Problem statement:
Repeat the material verbatim. Images are excluded from the copy.

Data listing:
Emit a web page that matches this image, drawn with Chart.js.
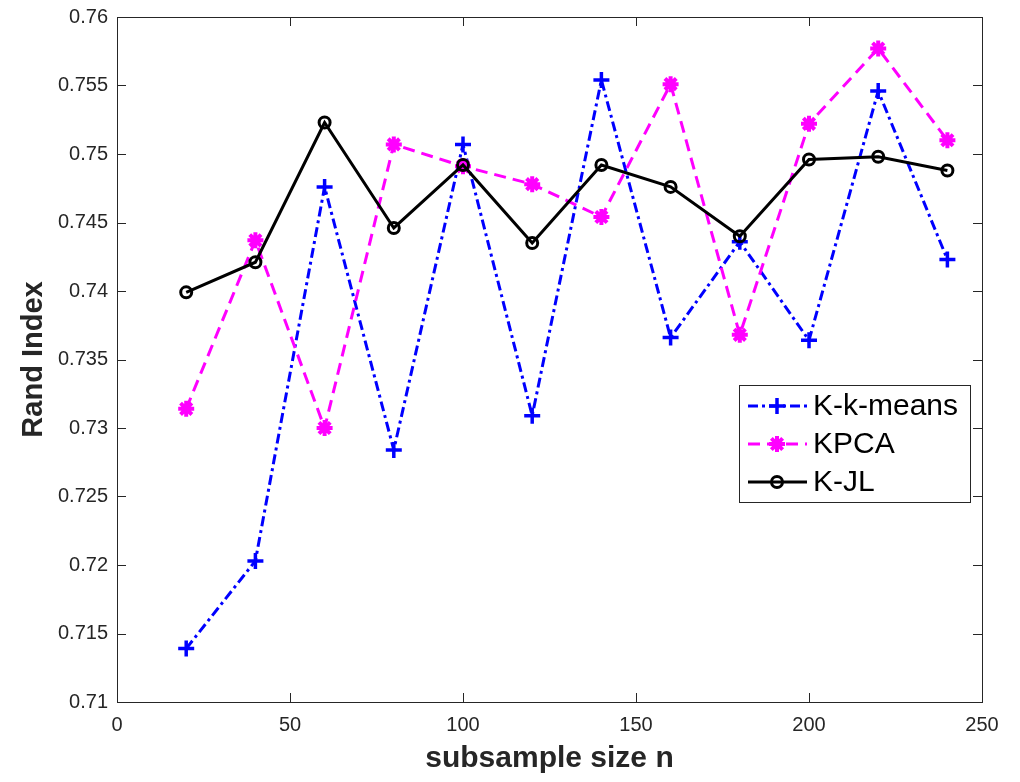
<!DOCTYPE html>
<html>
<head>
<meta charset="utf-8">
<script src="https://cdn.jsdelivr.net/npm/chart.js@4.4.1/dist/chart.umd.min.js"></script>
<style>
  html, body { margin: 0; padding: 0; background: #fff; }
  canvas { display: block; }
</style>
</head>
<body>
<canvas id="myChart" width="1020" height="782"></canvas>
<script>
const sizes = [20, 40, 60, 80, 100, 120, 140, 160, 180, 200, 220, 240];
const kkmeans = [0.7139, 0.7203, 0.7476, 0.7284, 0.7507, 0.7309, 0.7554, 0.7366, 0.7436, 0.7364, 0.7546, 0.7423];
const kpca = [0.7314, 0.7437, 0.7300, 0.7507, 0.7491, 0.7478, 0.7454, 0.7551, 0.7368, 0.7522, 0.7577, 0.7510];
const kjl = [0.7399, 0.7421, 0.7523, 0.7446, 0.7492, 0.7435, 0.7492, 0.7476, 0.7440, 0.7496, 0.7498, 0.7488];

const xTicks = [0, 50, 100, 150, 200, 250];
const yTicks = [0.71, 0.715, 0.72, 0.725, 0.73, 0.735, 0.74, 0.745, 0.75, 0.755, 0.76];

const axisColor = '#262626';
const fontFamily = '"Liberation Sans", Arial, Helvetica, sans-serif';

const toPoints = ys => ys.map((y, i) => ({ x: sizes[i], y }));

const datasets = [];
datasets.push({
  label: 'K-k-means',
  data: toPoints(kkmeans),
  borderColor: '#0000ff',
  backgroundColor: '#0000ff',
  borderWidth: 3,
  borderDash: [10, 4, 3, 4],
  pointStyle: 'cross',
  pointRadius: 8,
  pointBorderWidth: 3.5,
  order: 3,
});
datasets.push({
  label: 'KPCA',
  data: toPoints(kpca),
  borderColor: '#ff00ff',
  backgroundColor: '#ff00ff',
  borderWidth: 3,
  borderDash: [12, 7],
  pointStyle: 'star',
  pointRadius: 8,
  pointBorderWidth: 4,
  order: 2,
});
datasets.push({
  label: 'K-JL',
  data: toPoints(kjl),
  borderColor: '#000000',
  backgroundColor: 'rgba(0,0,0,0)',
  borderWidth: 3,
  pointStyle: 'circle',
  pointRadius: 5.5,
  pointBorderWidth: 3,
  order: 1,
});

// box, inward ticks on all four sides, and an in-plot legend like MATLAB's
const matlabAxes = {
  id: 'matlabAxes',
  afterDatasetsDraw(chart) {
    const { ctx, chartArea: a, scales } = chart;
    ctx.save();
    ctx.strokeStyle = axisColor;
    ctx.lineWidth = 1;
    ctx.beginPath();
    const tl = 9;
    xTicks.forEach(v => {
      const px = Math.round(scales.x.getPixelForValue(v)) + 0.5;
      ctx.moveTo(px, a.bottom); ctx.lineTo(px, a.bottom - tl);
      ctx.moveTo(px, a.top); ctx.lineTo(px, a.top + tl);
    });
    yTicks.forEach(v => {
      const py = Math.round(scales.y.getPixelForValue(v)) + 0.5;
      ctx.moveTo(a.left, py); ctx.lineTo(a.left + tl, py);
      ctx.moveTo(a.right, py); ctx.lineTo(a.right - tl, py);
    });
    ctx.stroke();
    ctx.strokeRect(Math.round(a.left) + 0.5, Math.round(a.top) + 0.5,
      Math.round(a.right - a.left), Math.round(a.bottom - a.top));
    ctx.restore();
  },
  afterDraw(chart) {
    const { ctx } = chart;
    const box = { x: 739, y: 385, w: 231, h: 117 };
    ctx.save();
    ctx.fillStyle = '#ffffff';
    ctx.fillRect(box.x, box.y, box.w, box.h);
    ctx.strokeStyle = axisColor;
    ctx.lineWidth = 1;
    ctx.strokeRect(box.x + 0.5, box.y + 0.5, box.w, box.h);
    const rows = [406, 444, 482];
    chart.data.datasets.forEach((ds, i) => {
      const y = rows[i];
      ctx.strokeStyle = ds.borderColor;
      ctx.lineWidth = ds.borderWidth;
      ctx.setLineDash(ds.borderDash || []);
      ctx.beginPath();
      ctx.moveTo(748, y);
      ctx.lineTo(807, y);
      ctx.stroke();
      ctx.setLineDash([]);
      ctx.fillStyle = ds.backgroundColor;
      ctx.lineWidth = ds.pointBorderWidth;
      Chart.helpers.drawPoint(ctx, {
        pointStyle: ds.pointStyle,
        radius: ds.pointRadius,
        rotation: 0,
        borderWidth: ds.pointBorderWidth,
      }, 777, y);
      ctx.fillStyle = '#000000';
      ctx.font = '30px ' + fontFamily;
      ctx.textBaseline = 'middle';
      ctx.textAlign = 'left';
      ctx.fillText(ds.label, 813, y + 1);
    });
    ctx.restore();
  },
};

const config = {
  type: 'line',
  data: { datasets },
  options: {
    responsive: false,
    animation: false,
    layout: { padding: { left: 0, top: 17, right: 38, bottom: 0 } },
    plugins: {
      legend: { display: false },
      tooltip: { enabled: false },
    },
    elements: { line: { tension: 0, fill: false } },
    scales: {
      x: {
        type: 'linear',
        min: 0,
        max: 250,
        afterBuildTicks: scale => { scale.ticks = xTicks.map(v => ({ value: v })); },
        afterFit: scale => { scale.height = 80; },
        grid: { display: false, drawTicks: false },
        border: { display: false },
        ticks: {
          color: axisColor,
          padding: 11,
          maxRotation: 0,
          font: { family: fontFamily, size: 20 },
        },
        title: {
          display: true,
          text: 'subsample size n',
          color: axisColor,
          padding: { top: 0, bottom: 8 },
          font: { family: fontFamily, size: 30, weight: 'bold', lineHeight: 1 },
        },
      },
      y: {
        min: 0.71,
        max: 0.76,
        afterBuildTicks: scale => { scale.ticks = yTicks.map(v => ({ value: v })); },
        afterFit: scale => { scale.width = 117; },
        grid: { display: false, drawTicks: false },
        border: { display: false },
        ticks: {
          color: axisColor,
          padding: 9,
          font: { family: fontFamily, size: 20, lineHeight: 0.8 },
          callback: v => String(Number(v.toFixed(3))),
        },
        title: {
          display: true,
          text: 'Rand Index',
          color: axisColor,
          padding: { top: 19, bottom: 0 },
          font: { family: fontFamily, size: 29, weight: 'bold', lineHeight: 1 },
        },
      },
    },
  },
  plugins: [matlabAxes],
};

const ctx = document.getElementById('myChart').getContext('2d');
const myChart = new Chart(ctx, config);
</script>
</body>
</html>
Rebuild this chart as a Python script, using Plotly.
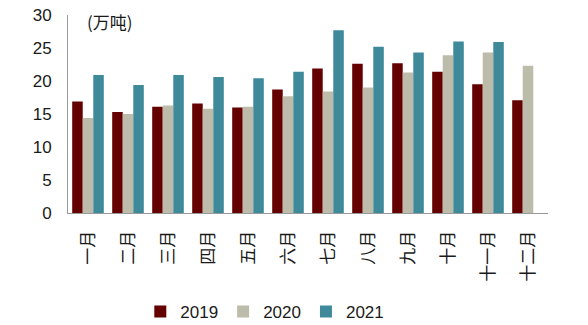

Complete response:
Emit a web page that matches this image, drawn with Chart.js.
<!DOCTYPE html>
<html>
<head>
<meta charset="utf-8">
<script src="https://cdn.jsdelivr.net/npm/chart.js@4.4.1/dist/chart.umd.min.js"></script>
<style>
  html, body { margin: 0; padding: 0; background: #fff; }
  canvas { display: block; }
</style>
</head>
<body>
<canvas id="myChart" width="1020" height="782"></canvas>
<script>
const sizes = [20, 40, 60, 80, 100, 120, 140, 160, 180, 200, 220, 240];
const kkmeans = [0.7139, 0.7203, 0.7476, 0.7284, 0.7507, 0.7309, 0.7554, 0.7366, 0.7436, 0.7364, 0.7546, 0.7423];
const kpca = [0.7314, 0.7437, 0.7300, 0.7507, 0.7491, 0.7478, 0.7454, 0.7551, 0.7368, 0.7522, 0.7577, 0.7510];
const kjl = [0.7399, 0.7421, 0.7523, 0.7446, 0.7492, 0.7435, 0.7492, 0.7476, 0.7440, 0.7496, 0.7498, 0.7488];

const xTicks = [0, 50, 100, 150, 200, 250];
const yTicks = [0.71, 0.715, 0.72, 0.725, 0.73, 0.735, 0.74, 0.745, 0.75, 0.755, 0.76];

const axisColor = '#262626';
const fontFamily = '"Liberation Sans", Arial, Helvetica, sans-serif';

const toPoints = ys => ys.map((y, i) => ({ x: sizes[i], y }));

const datasets = [];
datasets.push({
  label: 'K-k-means',
  data: toPoints(kkmeans),
  borderColor: '#0000ff',
  backgroundColor: '#0000ff',
  borderWidth: 3,
  borderDash: [10, 4, 3, 4],
  pointStyle: 'cross',
  pointRadius: 8,
  pointBorderWidth: 3.5,
  order: 3,
});
datasets.push({
  label: 'KPCA',
  data: toPoints(kpca),
  borderColor: '#ff00ff',
  backgroundColor: '#ff00ff',
  borderWidth: 3,
  borderDash: [12, 7],
  pointStyle: 'star',
  pointRadius: 8,
  pointBorderWidth: 4,
  order: 2,
});
datasets.push({
  label: 'K-JL',
  data: toPoints(kjl),
  borderColor: '#000000',
  backgroundColor: 'rgba(0,0,0,0)',
  borderWidth: 3,
  pointStyle: 'circle',
  pointRadius: 5.5,
  pointBorderWidth: 3,
  order: 1,
});

// box, inward ticks on all four sides, and an in-plot legend like MATLAB's
const matlabAxes = {
  id: 'matlabAxes',
  afterDatasetsDraw(chart) {
    const { ctx, chartArea: a, scales } = chart;
    ctx.save();
    ctx.strokeStyle = axisColor;
    ctx.lineWidth = 1;
    ctx.beginPath();
    const tl = 9;
    xTicks.forEach(v => {
      const px = Math.round(scales.x.getPixelForValue(v)) + 0.5;
      ctx.moveTo(px, a.bottom); ctx.lineTo(px, a.bottom - tl);
      ctx.moveTo(px, a.top); ctx.lineTo(px, a.top + tl);
    });
    yTicks.forEach(v => {
      const py = Math.round(scales.y.getPixelForValue(v)) + 0.5;
      ctx.moveTo(a.left, py); ctx.lineTo(a.left + tl, py);
      ctx.moveTo(a.right, py); ctx.lineTo(a.right - tl, py);
    });
    ctx.stroke();
    ctx.strokeRect(Math.round(a.left) + 0.5, Math.round(a.top) + 0.5,
      Math.round(a.right - a.left), Math.round(a.bottom - a.top));
    ctx.restore();
  },
  afterDraw(chart) {
    const { ctx } = chart;
    const box = { x: 739, y: 385, w: 231, h: 117 };
    ctx.save();
    ctx.fillStyle = '#ffffff';
    ctx.fillRect(box.x, box.y, box.w, box.h);
    ctx.strokeStyle = axisColor;
    ctx.lineWidth = 1;
    ctx.strokeRect(box.x + 0.5, box.y + 0.5, box.w, box.h);
    const rows = [406, 444, 482];
    chart.data.datasets.forEach((ds, i) => {
      const y = rows[i];
      ctx.strokeStyle = ds.borderColor;
      ctx.lineWidth = ds.borderWidth;
      ctx.setLineDash(ds.borderDash || []);
      ctx.beginPath();
      ctx.moveTo(748, y);
      ctx.lineTo(807, y);
      ctx.stroke();
      ctx.setLineDash([]);
      ctx.fillStyle = ds.backgroundColor;
      ctx.lineWidth = ds.pointBorderWidth;
      Chart.helpers.drawPoint(ctx, {
        pointStyle: ds.pointStyle,
        radius: ds.pointRadius,
        rotation: 0,
        borderWidth: ds.pointBorderWidth,
      }, 777, y);
      ctx.fillStyle = '#000000';
      ctx.font = '30px ' + fontFamily;
      ctx.textBaseline = 'middle';
      ctx.textAlign = 'left';
      ctx.fillText(ds.label, 813, y + 1);
    });
    ctx.restore();
  },
};

const config = {
  type: 'line',
  data: { datasets },
  options: {
    responsive: false,
    animation: false,
    layout: { padding: { left: 0, top: 17, right: 38, bottom: 0 } },
    plugins: {
      legend: { display: false },
      tooltip: { enabled: false },
    },
    elements: { line: { tension: 0, fill: false } },
    scales: {
      x: {
        type: 'linear',
        min: 0,
        max: 250,
        afterBuildTicks: scale => { scale.ticks = xTicks.map(v => ({ value: v })); },
        afterFit: scale => { scale.height = 80; },
        grid: { display: false, drawTicks: false },
        border: { display: false },
        ticks: {
          color: axisColor,
          padding: 11,
          maxRotation: 0,
          font: { family: fontFamily, size: 20 },
        },
        title: {
          display: true,
          text: 'subsample size n',
          color: axisColor,
          padding: { top: 0, bottom: 8 },
          font: { family: fontFamily, size: 30, weight: 'bold', lineHeight: 1 },
        },
      },
      y: {
        min: 0.71,
        max: 0.76,
        afterBuildTicks: scale => { scale.ticks = yTicks.map(v => ({ value: v })); },
        afterFit: scale => { scale.width = 117; },
        grid: { display: false, drawTicks: false },
        border: { display: false },
        ticks: {
          color: axisColor,
          padding: 9,
          font: { family: fontFamily, size: 20, lineHeight: 0.8 },
          callback: v => String(Number(v.toFixed(3))),
        },
        title: {
          display: true,
          text: 'Rand Index',
          color: axisColor,
          padding: { top: 19, bottom: 0 },
          font: { family: fontFamily, size: 29, weight: 'bold', lineHeight: 1 },
        },
      },
    },
  },
  plugins: [matlabAxes],
};

const ctx = document.getElementById('myChart').getContext('2d');
const myChart = new Chart(ctx, config);
</script>
</body>
</html>
Rebuild this chart as a Python script, using Plotly.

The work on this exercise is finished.